When ruling on the appeal, the appellate court stated “[t]he evidence established Foster breached his duty of loyalty by engaging in the following intentional acts, among others:

  • failing to provide written disclosures to Knutson of his relationships with USA Swimming;
  • failing to ensure Knutson understood the terms of the settlement with USA Swimming;
  • failing to employ all negotiation strategies beneficial to Knutson (such as threatening to go public with the dispute);
  • failing to disclose all communications he received from USA Swimming personnel;
  • failing to obtain any consideration for Knutson while encouraging her to sign a release of claims against Morgenstein; and
  • telling Morgenstein that Knutson's claims against him would be “weak.”

(Knutson v. Foster (2018) 25 Cal.App.5th 1075, 1092-1093, 236 Cal.Rptr.3d 473, 487.) 

The appellate court noted, “[b]ecause legal malpractice involves negligent conduct on the part of an attorney, causation for legal malpractice is analyzed differently than causation for the intentional torts of fraudulent concealment and intentional breach of fiduciary duty, of which Foster was accused.”  (Knutson v. Foster, supra, 25 Cal.App.5th at 1091, 236 Cal.Rptr.3d 473, 484 citing Neel v. Magana, Olney, Levy, Cathcart & Gelfand (1971) 6 Cal.3d 176, 180.)  Thus, the appellate court held that “claims of fraudulent concealment and intentional breach of fiduciary duty by a client against his or her attorney are subject to the substantial factor causation standard, not the ‘but for’ or ‘trial within a trial’ causation standard employed in cases of legal malpractice based on negligence.

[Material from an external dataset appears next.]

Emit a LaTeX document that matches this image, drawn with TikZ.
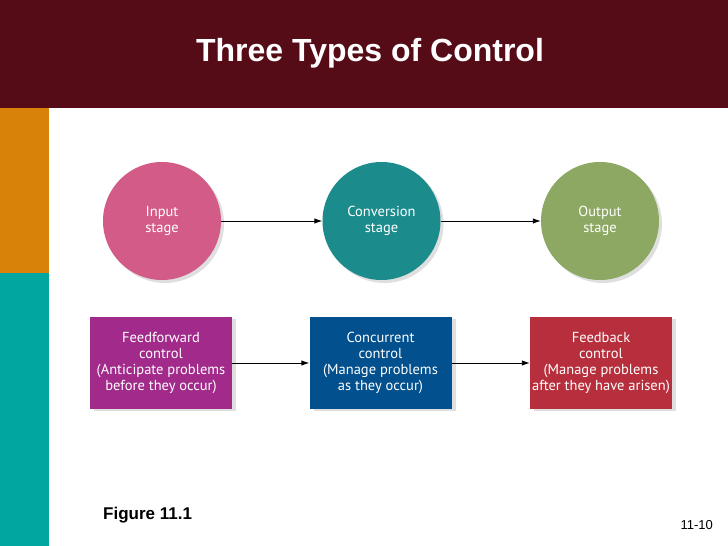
\documentclass[tikz,border=0pt]{standalone}
\usepackage{fontspec}
\setmainfont{Liberation Sans}
\newfontfamily\stagefont{PT Sans}
\usetikzlibrary{shadows,arrows.meta}
\definecolor{titlebar}{HTML}{560C17}
\definecolor{sideorange}{HTML}{D9820A}
\definecolor{sideteal}{HTML}{00A69F}
\definecolor{inputpink}{HTML}{D25C87}
\definecolor{convteal}{HTML}{1C8B8C}
\definecolor{outgreen}{HTML}{8CA862}
\definecolor{ffpurple}{HTML}{A12A8A}
\definecolor{ccblue}{HTML}{02508D}
\definecolor{fbred}{HTML}{B72F3C}
\begin{document}
\begin{tikzpicture}[x=1pt,y=-1pt]
	    \tikzset{>={Latex[length=8pt,width=5.5pt]}}
	    \tikzset{stage/.style={circle,minimum size=118pt,inner sep=0pt,text=white,align=center,font=\stagefont\fontsize{14.5}{16.5}\selectfont,drop shadow={opacity=0.25,shadow xshift=3pt,shadow yshift=-3pt}}}
	    \tikzset{ctrl/.style={rectangle,minimum width=142pt,minimum height=92pt,inner sep=0pt,text=white,align=center,font=\stagefont\fontsize{14.5}{15.8}\selectfont,drop shadow={opacity=0.25,shadow xshift=4pt,shadow yshift=-2pt}}}
	    \useasboundingbox (0,0) rectangle (728,546);
	    \fill[titlebar] (0,0) rectangle (728,108);
	    \fill[sideorange] (0,108) rectangle (49,273);
	    \fill[sideteal] (0,273) rectangle (49,546);
	    \node[text=white,anchor=base,font=\bfseries\fontsize{32}{38}\selectfont] (title) at (370,61) {Three Types of Control};
	    \node[stage,fill=inputpink] (input) at (162,221) {Input\\stage};
	    \node[stage,fill=convteal] (conversion) at (381.5,221) {Conversion\\stage};
	    \node[stage,fill=outgreen] (output) at (600,221) {Output\\stage};
	    \node[ctrl,fill=ffpurple] (feedforward) at (161,363) {Feedforward\\control\\(Anticipate problems\\before they occur)};
	    \node[ctrl,fill=ccblue] (concurrent) at (380.5,363) {Concurrent\\control\\(Manage problems\\as they occur)};
	    \node[ctrl,fill=fbred] (feedback) at (601,363) {Feedback\\control\\(Manage problems\\after they have arisen)};
	    \draw[->,line width=0.9pt] (input) -- (conversion);
	    \draw[->,line width=0.9pt] (conversion) -- (output);
	    \draw[->,line width=0.9pt] (feedforward) -- (concurrent);
	    \draw[->,line width=0.9pt] (concurrent) -- (feedback);
	    \node[anchor=base west,inner sep=0pt,font=\bfseries\fontsize{17}{20}\selectfont] (figure) at (103,519) {Figure 11.1};
	    \node[anchor=base east,inner sep=0pt,font=\fontsize{13}{15}\selectfont] (page) at (713,529) {11-10};
	\end{tikzpicture}
\end{document}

The fact that an attorney-client relationship existed between the plaintiff and the defendant does not change the method by which the plaintiff must establish causation in cases of intentional torts.” (Knutson v. Foster, supra, 25 Cal. App. 5th at 1092-1093, 236 Cal. Rptr. 3d 473, 485–486 citing Rest.3d Law Governing Lawyers, § 49, com. e, pp. 350 [“The authors of the Restatement Third of the Law Governing Lawyers recognized that causation for intentional breach of fiduciary duty might be treated differently from negligent breach: “Under generally applicable fiduciary law, a claim of intentional breach might render applicable different defenses and causation and damages rules than would otherwise control.”])  

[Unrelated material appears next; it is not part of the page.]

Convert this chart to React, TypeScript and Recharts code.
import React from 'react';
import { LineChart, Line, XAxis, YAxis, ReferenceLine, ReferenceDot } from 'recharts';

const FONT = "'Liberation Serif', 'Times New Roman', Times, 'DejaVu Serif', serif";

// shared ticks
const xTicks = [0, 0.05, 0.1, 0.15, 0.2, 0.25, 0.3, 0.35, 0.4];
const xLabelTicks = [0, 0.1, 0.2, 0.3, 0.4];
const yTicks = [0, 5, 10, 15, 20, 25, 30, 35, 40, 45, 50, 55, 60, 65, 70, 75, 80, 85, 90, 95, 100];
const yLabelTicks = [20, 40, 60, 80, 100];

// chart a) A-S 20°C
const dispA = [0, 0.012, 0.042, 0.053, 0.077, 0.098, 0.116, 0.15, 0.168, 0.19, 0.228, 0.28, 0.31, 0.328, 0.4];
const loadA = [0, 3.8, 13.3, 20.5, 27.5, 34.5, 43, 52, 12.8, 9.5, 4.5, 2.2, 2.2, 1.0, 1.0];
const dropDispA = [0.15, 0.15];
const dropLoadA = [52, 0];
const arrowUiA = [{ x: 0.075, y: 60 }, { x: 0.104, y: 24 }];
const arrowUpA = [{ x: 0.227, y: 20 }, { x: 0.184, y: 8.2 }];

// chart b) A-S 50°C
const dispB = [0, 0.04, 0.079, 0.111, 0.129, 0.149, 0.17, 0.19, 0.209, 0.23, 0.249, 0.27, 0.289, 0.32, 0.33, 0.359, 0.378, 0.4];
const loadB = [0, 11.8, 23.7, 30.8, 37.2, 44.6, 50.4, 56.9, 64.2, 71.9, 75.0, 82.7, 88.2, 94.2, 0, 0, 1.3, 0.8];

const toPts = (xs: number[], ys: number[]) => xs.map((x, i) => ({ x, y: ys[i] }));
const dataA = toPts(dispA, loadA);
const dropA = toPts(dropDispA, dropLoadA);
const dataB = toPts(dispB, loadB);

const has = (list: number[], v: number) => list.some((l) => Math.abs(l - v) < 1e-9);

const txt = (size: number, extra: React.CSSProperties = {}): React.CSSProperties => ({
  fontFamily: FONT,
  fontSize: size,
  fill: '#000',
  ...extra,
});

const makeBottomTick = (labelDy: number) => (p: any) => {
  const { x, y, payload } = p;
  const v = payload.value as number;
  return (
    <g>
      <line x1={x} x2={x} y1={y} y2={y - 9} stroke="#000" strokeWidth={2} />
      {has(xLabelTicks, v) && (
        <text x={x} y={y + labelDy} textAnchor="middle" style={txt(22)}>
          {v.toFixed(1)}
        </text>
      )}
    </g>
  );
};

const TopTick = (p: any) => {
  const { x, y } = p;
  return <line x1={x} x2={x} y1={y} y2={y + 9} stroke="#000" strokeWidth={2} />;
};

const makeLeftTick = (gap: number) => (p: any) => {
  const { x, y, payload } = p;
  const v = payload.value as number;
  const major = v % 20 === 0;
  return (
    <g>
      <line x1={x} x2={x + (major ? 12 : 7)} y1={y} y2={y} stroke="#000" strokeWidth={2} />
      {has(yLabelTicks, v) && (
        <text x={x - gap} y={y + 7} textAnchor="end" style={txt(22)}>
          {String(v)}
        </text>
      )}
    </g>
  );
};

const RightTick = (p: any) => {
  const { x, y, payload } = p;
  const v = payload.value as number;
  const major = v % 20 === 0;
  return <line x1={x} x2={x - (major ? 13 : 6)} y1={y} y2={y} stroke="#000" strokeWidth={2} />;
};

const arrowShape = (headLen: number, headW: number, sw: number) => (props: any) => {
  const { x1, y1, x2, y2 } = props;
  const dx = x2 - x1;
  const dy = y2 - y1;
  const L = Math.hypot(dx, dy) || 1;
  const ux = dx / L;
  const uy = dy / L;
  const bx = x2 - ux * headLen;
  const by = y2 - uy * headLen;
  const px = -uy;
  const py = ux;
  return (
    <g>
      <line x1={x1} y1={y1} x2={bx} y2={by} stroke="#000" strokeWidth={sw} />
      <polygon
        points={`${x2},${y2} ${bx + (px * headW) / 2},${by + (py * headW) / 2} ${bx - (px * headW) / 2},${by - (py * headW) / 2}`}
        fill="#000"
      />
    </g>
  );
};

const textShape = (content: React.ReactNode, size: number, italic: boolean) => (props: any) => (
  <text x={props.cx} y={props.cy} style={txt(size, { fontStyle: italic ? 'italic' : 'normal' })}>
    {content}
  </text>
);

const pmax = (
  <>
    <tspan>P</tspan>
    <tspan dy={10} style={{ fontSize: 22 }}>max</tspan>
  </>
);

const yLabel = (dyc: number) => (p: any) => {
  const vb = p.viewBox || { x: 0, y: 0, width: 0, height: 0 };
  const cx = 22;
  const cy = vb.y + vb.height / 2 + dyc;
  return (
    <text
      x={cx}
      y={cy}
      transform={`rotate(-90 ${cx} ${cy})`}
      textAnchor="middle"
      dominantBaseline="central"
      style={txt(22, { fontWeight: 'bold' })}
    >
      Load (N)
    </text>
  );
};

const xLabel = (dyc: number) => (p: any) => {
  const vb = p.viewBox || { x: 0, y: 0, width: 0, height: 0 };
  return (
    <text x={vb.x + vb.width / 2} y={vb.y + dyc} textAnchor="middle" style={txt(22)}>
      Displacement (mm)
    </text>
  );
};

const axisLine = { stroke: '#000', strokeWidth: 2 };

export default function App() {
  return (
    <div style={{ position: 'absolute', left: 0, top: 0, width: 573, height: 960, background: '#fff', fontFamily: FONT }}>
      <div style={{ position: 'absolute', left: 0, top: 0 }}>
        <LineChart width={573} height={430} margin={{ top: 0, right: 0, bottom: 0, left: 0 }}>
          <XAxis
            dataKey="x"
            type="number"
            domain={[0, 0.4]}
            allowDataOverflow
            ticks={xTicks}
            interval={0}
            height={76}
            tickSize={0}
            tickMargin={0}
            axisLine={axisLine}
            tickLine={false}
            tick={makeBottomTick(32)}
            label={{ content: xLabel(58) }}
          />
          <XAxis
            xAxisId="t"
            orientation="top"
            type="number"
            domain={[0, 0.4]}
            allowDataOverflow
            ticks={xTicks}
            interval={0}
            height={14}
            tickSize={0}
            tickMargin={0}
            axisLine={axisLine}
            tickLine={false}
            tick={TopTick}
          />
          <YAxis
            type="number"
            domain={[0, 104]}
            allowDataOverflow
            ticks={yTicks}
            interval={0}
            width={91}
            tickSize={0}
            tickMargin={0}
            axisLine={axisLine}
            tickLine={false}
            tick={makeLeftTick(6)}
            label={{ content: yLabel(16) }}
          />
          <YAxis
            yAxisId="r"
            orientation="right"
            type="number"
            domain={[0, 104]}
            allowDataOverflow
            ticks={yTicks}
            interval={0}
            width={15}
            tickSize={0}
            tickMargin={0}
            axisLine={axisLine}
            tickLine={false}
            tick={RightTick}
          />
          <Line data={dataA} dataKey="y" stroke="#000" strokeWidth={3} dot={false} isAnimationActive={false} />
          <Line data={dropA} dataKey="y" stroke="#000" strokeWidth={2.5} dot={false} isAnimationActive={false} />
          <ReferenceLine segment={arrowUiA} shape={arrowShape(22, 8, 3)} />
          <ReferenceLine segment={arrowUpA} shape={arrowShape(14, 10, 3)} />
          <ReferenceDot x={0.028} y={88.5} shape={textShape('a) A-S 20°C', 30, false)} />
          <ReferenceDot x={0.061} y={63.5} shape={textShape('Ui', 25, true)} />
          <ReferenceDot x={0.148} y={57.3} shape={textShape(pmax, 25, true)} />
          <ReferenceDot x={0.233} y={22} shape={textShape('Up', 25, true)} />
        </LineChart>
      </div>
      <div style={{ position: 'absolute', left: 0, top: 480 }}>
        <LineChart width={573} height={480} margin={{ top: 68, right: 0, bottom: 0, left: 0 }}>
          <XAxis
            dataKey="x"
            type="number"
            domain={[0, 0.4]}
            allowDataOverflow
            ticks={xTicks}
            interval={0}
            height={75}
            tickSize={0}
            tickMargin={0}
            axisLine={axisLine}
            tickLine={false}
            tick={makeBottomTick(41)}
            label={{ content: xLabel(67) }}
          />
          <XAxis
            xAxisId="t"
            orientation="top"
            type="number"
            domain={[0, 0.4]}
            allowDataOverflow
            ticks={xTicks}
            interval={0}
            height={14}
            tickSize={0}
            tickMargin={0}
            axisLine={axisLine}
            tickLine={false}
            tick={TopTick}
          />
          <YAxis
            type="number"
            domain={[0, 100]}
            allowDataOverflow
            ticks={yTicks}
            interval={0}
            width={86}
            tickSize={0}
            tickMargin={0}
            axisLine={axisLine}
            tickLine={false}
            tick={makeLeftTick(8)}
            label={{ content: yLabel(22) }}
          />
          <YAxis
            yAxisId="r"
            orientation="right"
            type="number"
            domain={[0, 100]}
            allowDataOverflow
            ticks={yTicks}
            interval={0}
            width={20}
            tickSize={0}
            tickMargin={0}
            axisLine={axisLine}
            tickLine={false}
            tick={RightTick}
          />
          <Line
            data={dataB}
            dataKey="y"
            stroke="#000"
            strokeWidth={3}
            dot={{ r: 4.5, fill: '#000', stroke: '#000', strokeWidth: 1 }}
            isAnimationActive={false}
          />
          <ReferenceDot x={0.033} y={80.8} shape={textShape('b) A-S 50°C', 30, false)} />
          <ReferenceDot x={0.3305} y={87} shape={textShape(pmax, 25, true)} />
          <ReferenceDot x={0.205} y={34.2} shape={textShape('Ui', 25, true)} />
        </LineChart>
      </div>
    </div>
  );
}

The appellate court therefore found the economic damages should have been upheld because a “substantial factor in Knutson's decision to enter into the settlement agreement was Foster's fraudulent concealment of the foregoing facts. The settlement agreement contained unattainable performance markers that led to the loss of financial support from USA Swimming and to feelings of despair, loss, and unhappiness. She suffered both economic and noneconomic damages as a consequence.

Knutson’s economic damages were her lost tuition and support benefits. Knutson’s noneconomic damages were the emotional distress and pain and suffering she experienced due to the performance markers in the deal with USA Swimming …. There was enough evidence to find that Foster’s fraud was a substantial factor in causing Knutson’s damages.” (Id. at p. 486.)

The appellate court not only directed the court clerk to forward a copy of the opinion to the California State Bar pursuant to Business & Professions Code section 6086.8, subdivision (a), which  requires reporting where an attorney “is liable for any damages resulting in a judgment against the attorney in any civil action for fraud, misrepresentation, breach of fiduciary duty, or gross negligence committed in a professional capacity,” but also pursuant to California Code of Judicial Ethics canon 3D(2), which provides that “Whenever a judge has personal knowledge, or concludes in a judicial decision, that a lawyer has committed misconduct or has violated any provision of the Rules of Professional Conduct, the judge shall take appropriate corrective action, which may include reporting the violation to the appropriate authority.”  

Although the facts here are extreme, it should be noted that the situation could have easily been avoided had the attorney simply abided by the core principal of the attorney client relationship: the attorney is to act in the client’s best interests at all times. It is hard to fathom how the conduct of Foster served the interests of Knutson at any point during the representation.